Danach reiht sich Jendrik schneller in die Riege der erfolglosen Kandidaten ein, als man "Million" sagen kann. Bei Holger, dem nächsten Kandidaten, dauert es ein bisschen länger, bis er nicht die Million gewinnt. Das liegt aber lediglich daran, dass auch das Spiel, das Holger und Raab spielen müssen, länger dauert. Fast eine halbe Stunde lang versuchen die beiden, rückwärts gespielte Weihnachtslieder zu erkennen.

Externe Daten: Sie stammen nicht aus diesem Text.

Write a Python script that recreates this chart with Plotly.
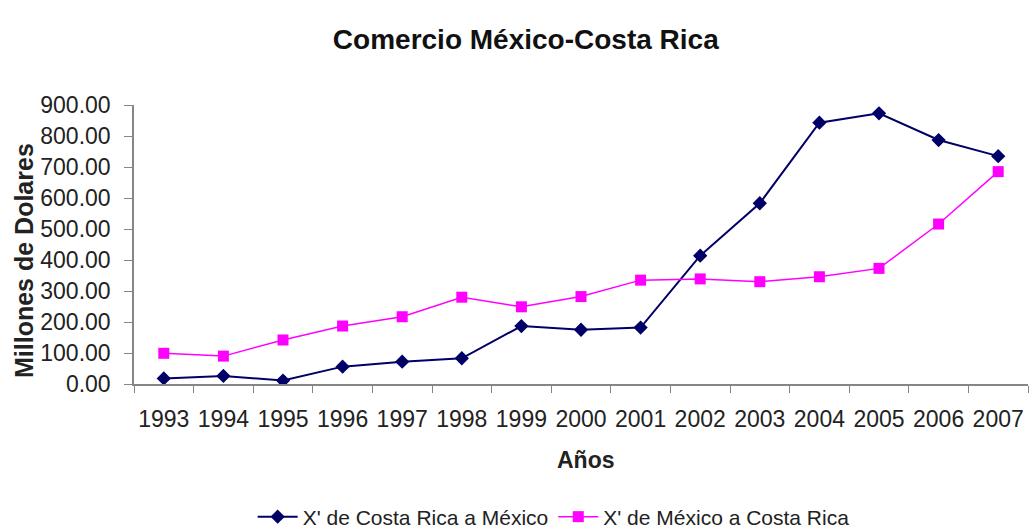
import plotly.graph_objects as go

years = ["1993", "1994", "1995", "1996", "1997", "1998", "1999", "2000",
         "2001", "2002", "2003", "2004", "2005", "2006", "2007"]
cr_to_mx = [18, 26, 11, 56, 72, 83, 187, 175, 182, 414, 583, 843, 873, 787, 735]
mx_to_cr = [99, 90, 142, 187, 217, 280, 249, 282, 335, 339, 330, 346, 373, 516, 685]
y_ticks = [0, 100, 200, 300, 400, 500, 600, 700, 800, 900]

FONT = "Liberation Sans, Arial, sans-serif"
AXC = "#868686"

fig = go.Figure()
fig.add_trace(go.Scatter(
    x=years, y=cr_to_mx, mode="lines+markers",
    name="X' de Costa Rica a México",
    line=dict(color="#000066", width=2),
    marker=dict(symbol="diamond", size=11, color="#000066"),
))
fig.add_trace(go.Scatter(
    x=years, y=mx_to_cr, mode="lines+markers",
    name="X' de México a Costa Rica",
    line=dict(color="#FF00FF", width=1.5),
    marker=dict(symbol="square", size=11, color="#FF00FF"),
))

fig.update_layout(
    width=1031, height=529,
    margin=dict(l=134, r=3, t=105, b=145),
    paper_bgcolor="white", plot_bgcolor="white",
    font=dict(family=FONT, size=22, color="#222222"),
    title=dict(text="<b>Comercio México-Costa Rica</b>", x=0.51, xanchor="center",
               xref="container", yref="container",
               y=1 - 39 / 529, yanchor="middle", font=dict(size=28, family=FONT, color="#111111")),
    showlegend=True,
    legend=dict(orientation="h", xref="container", yref="container",
                x=0.537, xanchor="center", y=1 - 517 / 529, yanchor="middle",
                font=dict(size=21, family=FONT), itemwidth=40, tracegroupgap=0,
                bgcolor="rgba(0,0,0,0)"),
    annotations=[
        dict(text="<b>Millones de Dolares</b>", xref="paper", yref="paper",
             x=(24 - 134) / 894, y=(384 - 261) / 279, xanchor="center", yanchor="middle",
             textangle=-90, showarrow=False, font=dict(size=25, family=FONT, color="#222222")),
        dict(text="<b>Años</b>", xref="paper", yref="paper",
             x=(586 - 134) / 894, y=(384 - 460) / 279, xanchor="center", yanchor="middle",
             showarrow=False, font=dict(size=23, family=FONT, color="#222222")),
    ],
)
fig.update_xaxes(
    type="category", range=[-0.5, 14.5], tickson="boundaries", ticks="outside", ticklen=7,
    tickcolor=AXC, showline=True, linecolor=AXC, linewidth=1.5,
    showgrid=False, tickfont=dict(size=23), tickangle=0, ticklabelstandoff=14,
    automargin=False,
)
fig.update_yaxes(
    range=[0, 900], tickvals=y_ticks, tickformat=".2f", ticks="outside", ticklen=8,
    tickcolor=AXC, showline=True, linecolor=AXC, linewidth=1.5,
    showgrid=False, zeroline=False, tickfont=dict(size=23), ticklabelstandoff=9,
    automargin=False,
)

fig.write_html("out.html")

Und obwohl Holger irgendwann komfortabel führt, ist das Ergebnis am Ende dasselbe: Raab gewinnt und der Kandidat geht mit leeren Händen nach Hause.

Nein, spannend ist der Ausgang der Spiele bei "Du gewinnst hier nicht die Million" nicht und der Zuschauer kann nun entscheiden, ob es ihm genügt, dabei zuzusehen, wie die Kandidaten ab und an kleinere Beträge nach Hause tragen oder ob dieses Chancen-Ungleichgewicht auf Dauer einfach nicht trägt. Momentan sieht es eher so aus, als entschieden sich die Zuschauer für die zweite Option, denn nach starkem Beginn hat "Du gewinnst hier nicht die Million" immer mehr Zuschauer verloren. Aber RTL und Raab gehen nun bis Mitte Februar in die Winterpause und haben so ein paar Wochen Zeit, um zu gucken, ob man diese Zuschauer nicht wieder zurückgewinnen kann. Vielleicht ja mit etwas wirklich Innovativem.